While X-plane runs nicely on my modest Mac hardware there are a few things about flying it that annoy me. In particular, every aircraft seems to hide the radios somewhere different, often on a part of the panel that can’t be seen without looking down, ie without losing some of the view out of the forward window. The other thing that looks different on just about every aircraft is the autopilot.
I’d like to slowly develop a cockpit with some external hardware, perhaps one day reach the heights of the simpit. But in the meantime, I thought I’d create some hardware to implement the radio and autopilot. You can buy this kind of gear from lots of places. Saitek have a really nice radio panel, but it is $149, and I thought I could do a nicer looking job. We’ll have to see.
I’ve started with the radio panel. The auto pilot will follow when I’ve figured out how to make nice looking illuminated switches cheaply. The radio panel uses a 16×2 LCD panel for its display, and 11 ‘tactile’ switches (12c each) to make up its control panel.
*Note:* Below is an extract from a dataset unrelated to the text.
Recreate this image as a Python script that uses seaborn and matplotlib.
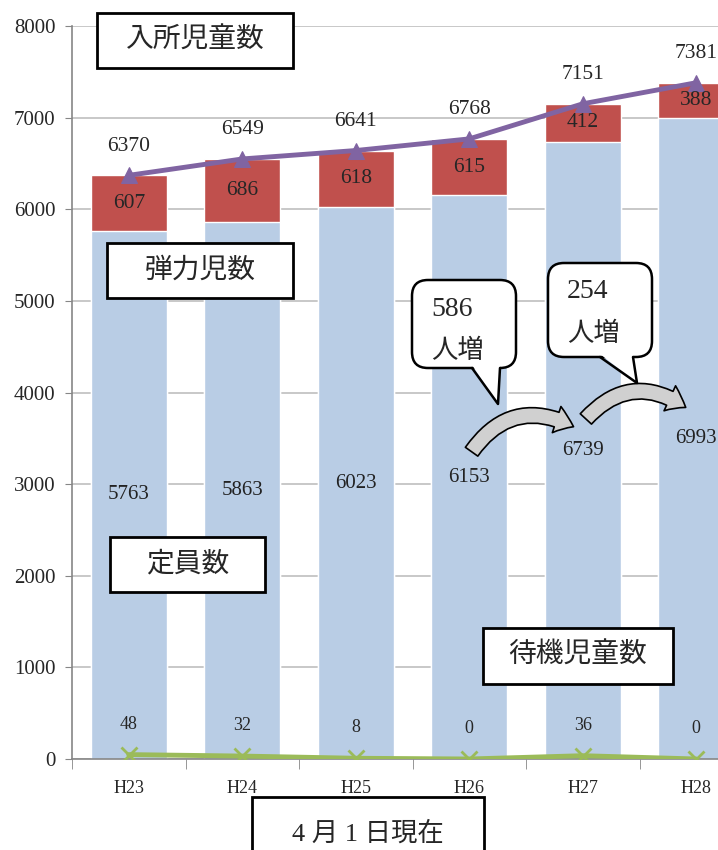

The LCD panel is large size, about 100mm wide active area, and that size is only available to me in 16×2, so it is two line, although I’m only using one. The brains of the system is an Arduino Uno. If you don’t know about it, Arduino is an open hardware architecture development board that contains an Atmel ATmega processor, supported by an IDE and a large number of libraries. The good integration of IDE, hardware and libraries make it literally a five minute operation to add, for example, a keypad to a design. It is this ease of use that converted me, after years of custom code written for a variety of microcontrollers.
I’ll post pictures once it is nicely boxed.
The code is at github. There are separate directories for the sketch that runs on the Arduino, and the code that runs the plugin on X-plane. The plugin is written in Python, and must run under a PythonInterface plugin written by Sandy Barbour. The great advantage of writing in Python is that the plugin will run on all the supported operating systems.
I am really taken by the idea of standard hardware for building cockpits, so I’m looking at SCS, the Simulator Communication System. I’ve registered to download their plug-in and hope to take a look at it soon. It would be cool to develop hardware that drops into existing systems with little or no software required beyond what is already installed. SCS communicates to separate modules using a modified CAN-bus protocol.